• OBJECTIVE:
Work out the number of lines containing "this". Answer with nothing but that number.

• DATA BLOCK:

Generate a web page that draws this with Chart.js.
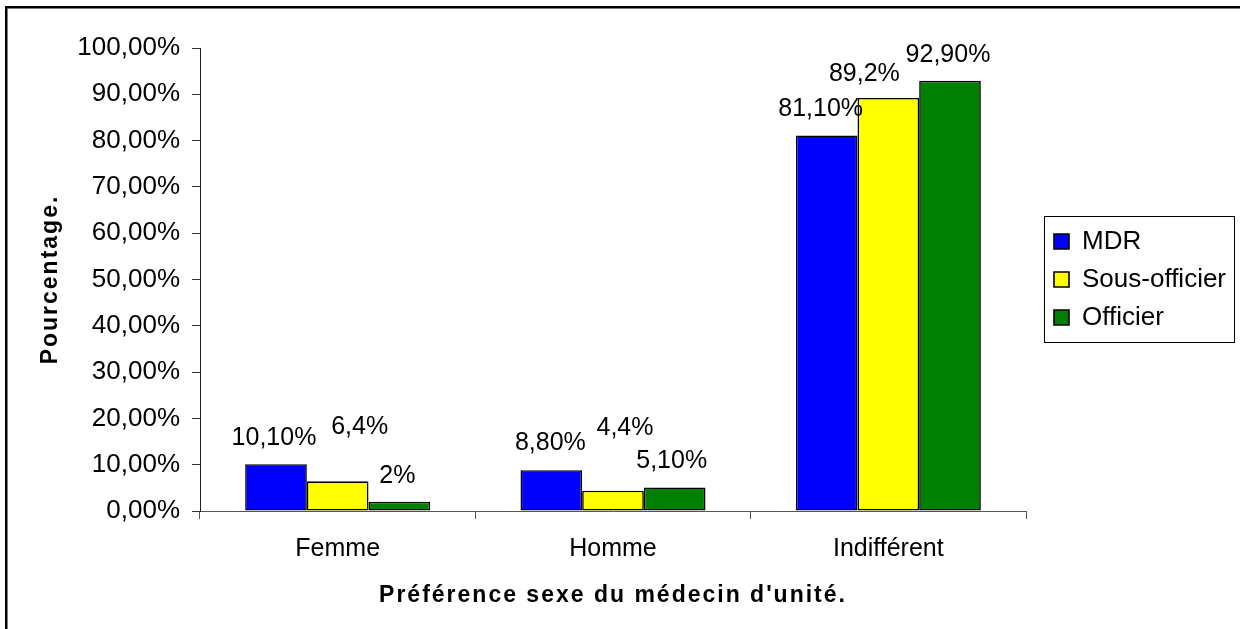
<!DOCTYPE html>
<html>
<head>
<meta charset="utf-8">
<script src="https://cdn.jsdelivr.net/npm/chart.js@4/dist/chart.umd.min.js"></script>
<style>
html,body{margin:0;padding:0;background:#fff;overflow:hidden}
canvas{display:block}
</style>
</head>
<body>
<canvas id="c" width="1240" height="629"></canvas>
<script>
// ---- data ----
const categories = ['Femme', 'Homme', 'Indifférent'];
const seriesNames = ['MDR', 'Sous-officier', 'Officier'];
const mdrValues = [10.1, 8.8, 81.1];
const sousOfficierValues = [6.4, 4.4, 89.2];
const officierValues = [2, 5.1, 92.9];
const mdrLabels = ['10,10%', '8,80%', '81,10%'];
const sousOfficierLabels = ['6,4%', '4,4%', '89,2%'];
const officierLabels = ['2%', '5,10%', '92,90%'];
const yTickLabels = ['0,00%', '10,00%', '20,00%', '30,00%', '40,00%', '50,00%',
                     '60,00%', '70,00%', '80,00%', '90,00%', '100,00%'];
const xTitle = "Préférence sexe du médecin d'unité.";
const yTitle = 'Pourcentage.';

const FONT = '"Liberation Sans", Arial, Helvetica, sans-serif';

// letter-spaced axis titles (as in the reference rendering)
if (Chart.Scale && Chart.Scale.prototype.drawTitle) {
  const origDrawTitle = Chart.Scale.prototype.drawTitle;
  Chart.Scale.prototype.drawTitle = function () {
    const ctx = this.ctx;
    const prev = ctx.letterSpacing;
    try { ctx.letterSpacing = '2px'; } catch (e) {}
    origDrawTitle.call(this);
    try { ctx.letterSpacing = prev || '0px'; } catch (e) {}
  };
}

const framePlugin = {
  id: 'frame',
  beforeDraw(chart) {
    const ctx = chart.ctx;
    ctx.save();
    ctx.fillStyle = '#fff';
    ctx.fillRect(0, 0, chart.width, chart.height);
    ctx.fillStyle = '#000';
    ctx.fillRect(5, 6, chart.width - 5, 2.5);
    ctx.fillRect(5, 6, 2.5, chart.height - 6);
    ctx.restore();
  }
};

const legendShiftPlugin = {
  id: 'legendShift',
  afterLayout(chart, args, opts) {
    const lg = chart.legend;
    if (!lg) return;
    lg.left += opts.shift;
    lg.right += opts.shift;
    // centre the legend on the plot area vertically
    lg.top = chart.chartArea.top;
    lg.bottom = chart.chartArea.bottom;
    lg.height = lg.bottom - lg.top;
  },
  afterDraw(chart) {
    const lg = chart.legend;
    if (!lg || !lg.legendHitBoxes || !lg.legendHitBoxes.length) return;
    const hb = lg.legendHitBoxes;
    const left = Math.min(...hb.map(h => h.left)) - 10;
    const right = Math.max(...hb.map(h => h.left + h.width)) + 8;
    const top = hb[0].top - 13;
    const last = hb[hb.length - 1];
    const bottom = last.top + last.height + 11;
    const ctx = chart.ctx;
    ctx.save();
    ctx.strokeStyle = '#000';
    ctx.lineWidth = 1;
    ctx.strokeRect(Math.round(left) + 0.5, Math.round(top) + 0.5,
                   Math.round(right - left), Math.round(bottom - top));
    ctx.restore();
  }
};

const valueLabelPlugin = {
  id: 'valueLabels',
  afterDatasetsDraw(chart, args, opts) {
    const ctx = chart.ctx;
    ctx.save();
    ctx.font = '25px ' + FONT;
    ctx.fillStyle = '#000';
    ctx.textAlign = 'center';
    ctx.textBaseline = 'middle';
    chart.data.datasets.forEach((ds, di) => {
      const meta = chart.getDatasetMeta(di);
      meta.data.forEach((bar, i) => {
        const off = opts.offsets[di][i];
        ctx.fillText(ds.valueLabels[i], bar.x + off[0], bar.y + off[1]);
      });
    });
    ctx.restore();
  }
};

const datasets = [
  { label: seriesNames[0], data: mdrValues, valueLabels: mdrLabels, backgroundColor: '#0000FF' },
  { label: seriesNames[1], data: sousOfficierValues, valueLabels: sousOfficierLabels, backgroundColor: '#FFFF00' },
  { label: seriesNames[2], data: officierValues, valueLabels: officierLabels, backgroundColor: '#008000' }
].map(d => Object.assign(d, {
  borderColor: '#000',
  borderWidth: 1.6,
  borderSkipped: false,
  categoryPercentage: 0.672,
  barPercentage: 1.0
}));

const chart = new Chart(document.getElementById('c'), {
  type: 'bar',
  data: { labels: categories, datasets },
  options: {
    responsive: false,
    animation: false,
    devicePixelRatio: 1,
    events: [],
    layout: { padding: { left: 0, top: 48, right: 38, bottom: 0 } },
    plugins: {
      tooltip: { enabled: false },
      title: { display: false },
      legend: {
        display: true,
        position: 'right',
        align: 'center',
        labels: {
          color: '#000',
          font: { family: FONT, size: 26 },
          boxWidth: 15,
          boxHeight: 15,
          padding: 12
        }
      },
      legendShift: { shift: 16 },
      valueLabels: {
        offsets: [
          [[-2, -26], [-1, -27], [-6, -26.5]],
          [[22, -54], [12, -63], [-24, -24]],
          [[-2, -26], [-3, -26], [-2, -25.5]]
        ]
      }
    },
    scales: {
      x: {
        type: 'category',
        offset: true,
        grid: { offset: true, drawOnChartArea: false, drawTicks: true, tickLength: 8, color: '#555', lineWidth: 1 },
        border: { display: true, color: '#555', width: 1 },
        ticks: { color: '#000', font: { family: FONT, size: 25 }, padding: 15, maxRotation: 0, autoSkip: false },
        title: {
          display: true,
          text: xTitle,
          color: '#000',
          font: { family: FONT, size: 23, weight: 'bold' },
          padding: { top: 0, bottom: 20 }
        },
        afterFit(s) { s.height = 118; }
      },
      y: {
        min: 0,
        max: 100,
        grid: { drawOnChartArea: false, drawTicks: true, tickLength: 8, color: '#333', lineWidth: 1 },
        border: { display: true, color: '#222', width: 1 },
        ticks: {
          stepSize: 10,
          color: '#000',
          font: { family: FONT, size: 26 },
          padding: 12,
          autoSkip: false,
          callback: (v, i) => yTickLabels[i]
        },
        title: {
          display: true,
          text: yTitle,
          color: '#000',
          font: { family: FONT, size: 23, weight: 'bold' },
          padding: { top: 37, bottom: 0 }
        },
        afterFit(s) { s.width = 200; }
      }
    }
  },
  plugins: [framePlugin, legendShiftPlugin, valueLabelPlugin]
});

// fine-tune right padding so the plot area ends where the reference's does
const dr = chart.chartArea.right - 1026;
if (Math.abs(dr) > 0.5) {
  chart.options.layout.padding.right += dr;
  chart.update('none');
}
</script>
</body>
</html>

• TASK OUTPUT:
3